In many ways, Olson provides excellent reader support. Footnotes are never enough or on the right topic for all readers, as is clear even in the deluxe Italian edition edited by Canfora. In the section on breads (3.113c-d), Olson help us with Greek versions of Latin ‘materia’ ‘tracta’ and ‘fumosus’, not to mention Aramaic ‘lachma’ and Doric ‘Damater’. Olson brings out these details, which are germane for the Syrian symposiarch Ulpian who presumably knows Aramaic but apparently has difficulties with Latin. None of these were considered in need of comment in Gulick, and the Greekless reader simply passed them by. In this area of language, no doubt Olson will translate the obscene words of the courtesans in book thirteen into English rather than Latin, which was Gulick’s choice. Athenaeus is quite complicated enough without genteel obfuscation. Olson thinks that Aristarchus of Samothrace should appear in a footnote in this passage on breads, quite rightly, since he like the Deipnosophists is ‘immensely learned’ and a denizen of the library. Likewise we are given help to follow the banter of the Deipnosophists (vol. 2 pp. 38-9), and to remember who the speaker is. Thus Olson tells us most of book 5 is spoken by Masurius — Gulick did not. The speakers are often of key importance, as will be the case in book six where the Roman host Larensis is the speaker on the history of Roman slavery and Roman luxury. Prosopograhical references are also provided, at the beginning of book four, for example. We need help with historical as well as fictional characters, as indeed in the indexes, as I mentioned above.

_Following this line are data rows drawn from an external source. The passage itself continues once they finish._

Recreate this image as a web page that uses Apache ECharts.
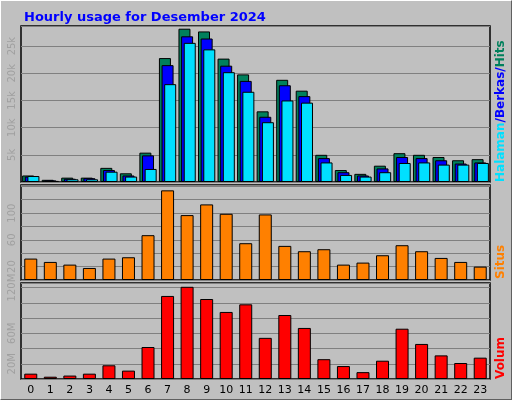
<!DOCTYPE html>
<html><head><meta charset="utf-8">
<script src="https://cdn.jsdelivr.net/npm/echarts@6/dist/echarts.min.js"></script>
<style>html,body{margin:0;padding:0;background:#c0c0c0}#c{width:510px;height:398px;border-top:1px solid #fff;border-left:1px solid #fff;border-right:1px solid #606060;border-bottom:1px solid #606060}</style>
</head><body><div id="c"></div>
<script>
const hours = ['0','1','2','3','4','5','6','7','8','9','10','11','12','13','14','15','16','17','18','19','20','21','22','23'];
const hits  = [1200,400,800,800,2600,1600,5400,22800,28200,27700,22700,19800,13000,18800,16800,5000,2200,1500,3000,5300,5000,4600,4000,4200];
const files = [1000,300,600,700,2200,1200,4900,21500,26800,26400,21400,18600,12000,17800,15800,4400,1800,1200,2500,4600,4400,4000,3400,3600];
const pages = [1100,200,500,500,1900,1000,2400,18000,25600,24400,20200,16600,11000,15000,14600,3600,1300,1000,1800,3500,3600,3200,3200,3500];
const visits = [32,27,23,18,32,34,67,134,97,113,99,55,98,51,43,46,23,26,37,52,43,33,27,20];
const volumeM = [7,3,4.5,7,18,11,42,109,121,105,88,98,54,84,67,26,17,9,24,66,46,31,21,28];

const chart = echarts.init(document.getElementById('c'));
const grids = [
  {left:20,right:21,top:25,height:156},
  {left:20,right:21,top:184,height:95},
  {left:20,right:21,top:282,height:96}
];
const gl = {show:true,lineStyle:{color:'#808080',width:1}};
const yl = {rotate:90,color:'#a0a0a0',fontFamily:'DejaVu Sans',fontSize:10,margin:4};
function xa(i,show){return {type:'category',gridIndex:i,data:hours,axisTick:{show:false},
  axisLine:{show:false},axisLabel:{show:show,color:'#000',fontFamily:'DejaVu Sans',fontSize:11,margin:6}};}
const bs = {borderColor:'#000',borderWidth:1};
chart.setOption({
  animation:false,
  title:{text:'Hourly usage for Desember 2024',left:18,top:5,textStyle:{color:'#0000ff',fontFamily:'DejaVu Sans',fontWeight:'bold',fontSize:13}},
  grid:grids.map(g=>Object.assign({show:true,borderColor:'#000',borderWidth:1.5,backgroundColor:'#c0c0c0'},g)),
  xAxis:[xa(0,false),xa(1,false),xa(2,true)],
  yAxis:[
    {type:'value',gridIndex:0,min:0,max:28700,interval:5000,splitLine:gl,axisLine:{show:false},axisTick:{show:false},
      axisLabel:Object.assign({formatter:v=>v===0?'':(v/1000)+'k'},yl)},
    {type:'value',gridIndex:1,min:0,max:142,interval:20,splitLine:gl,axisLine:{show:false},axisTick:{show:false},
      axisLabel:Object.assign({formatter:v=>(v===20||v===60||v===100)?String(v):''},yl)},
    {type:'value',gridIndex:2,min:0,max:126,interval:20,splitLine:gl,axisLine:{show:false},axisTick:{show:false},
      axisLabel:Object.assign({formatter:v=>(v===20||v===60||v===120)?v+'M':''},yl)}
  ],
  series:[
    {type:'bar',xAxisIndex:0,yAxisIndex:0,data:hits,barWidth:12,barGap:'-78%',itemStyle:Object.assign({color:'#00805c'},bs)},
    {type:'bar',xAxisIndex:0,yAxisIndex:0,data:files,barWidth:12,barGap:'-78%',itemStyle:Object.assign({color:'#0000ff'},bs)},
    {type:'bar',xAxisIndex:0,yAxisIndex:0,data:pages,barWidth:12,barGap:'-78%',itemStyle:Object.assign({color:'#00e0ff'},bs)},
    {type:'bar',xAxisIndex:1,yAxisIndex:1,data:visits,barWidth:13,itemStyle:Object.assign({color:'#ff8000'},bs)},
    {type:'bar',xAxisIndex:2,yAxisIndex:2,data:volumeM,barWidth:13,itemStyle:Object.assign({color:'#ff0000'},bs)}
  ],
  graphic:[
    {type:'text',x:494,y:181,rotation:Math.PI/2,style:{rich:{a:{fill:'#00e0ff'},b:{fill:'#0000ff'},c:{fill:'#00805c'}},
      text:'{a|Halaman}{b|/Berkas/}{c|Hits}',font:'bold 12px DejaVu Sans',fill:'#000'}},
    {type:'text',x:494,y:278,rotation:Math.PI/2,style:{text:'Situs',font:'bold 12px DejaVu Sans',fill:'#ff8000'}},
    {type:'text',x:494,y:378,rotation:Math.PI/2,style:{text:'Volum',font:'bold 12px DejaVu Sans',fill:'#ff0000'}}
  ]
});
</script></body></html>
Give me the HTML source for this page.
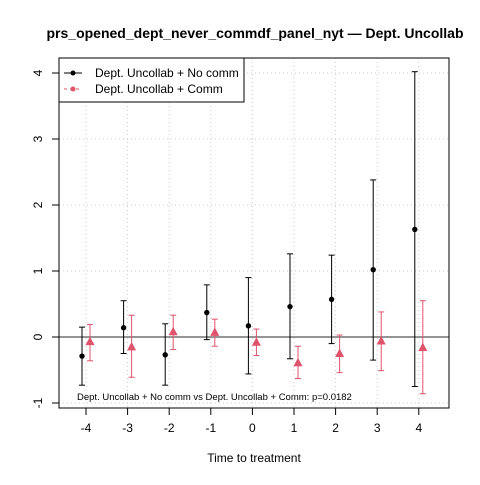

In many ways Olson could not go wrong with this project. He is an able and very experienced translator who understands what the reader needs to aid understanding. His Archestratus is a model of clarity and good judgement. Updating Gulick and freeing the reader from the irritation of reference to Müller rather than Jacoby and Kock rather than Kassel-Austin is a big benefit in itself. I hope that in the next five volumes Olson will continue to reflect on his readers’ needs since the readers of this particular text are, all of us, extraordinarily needy. Gulick’s indexes are slimmer in some volumes than others. I hope Olson’s will expand, and tell us the genre and date (where known) of all authors.

Notes

1. D. Lenfant (ed) Athénée et les fragments d’historiens (Paris 2007).

2. D. Braund and J. Wilkins Athenaeus and his World (Exeter 2000).

3. A.J.Brock Galen: On the Natural Faculties (Cambridge Mass. 1916)

4. Introduction to L. Canfora (ed) Ateneo: I Deipnosofisti (Rome 2001) xi-cxvi.

5. La cultura storica di Ateneo (Milan 1989).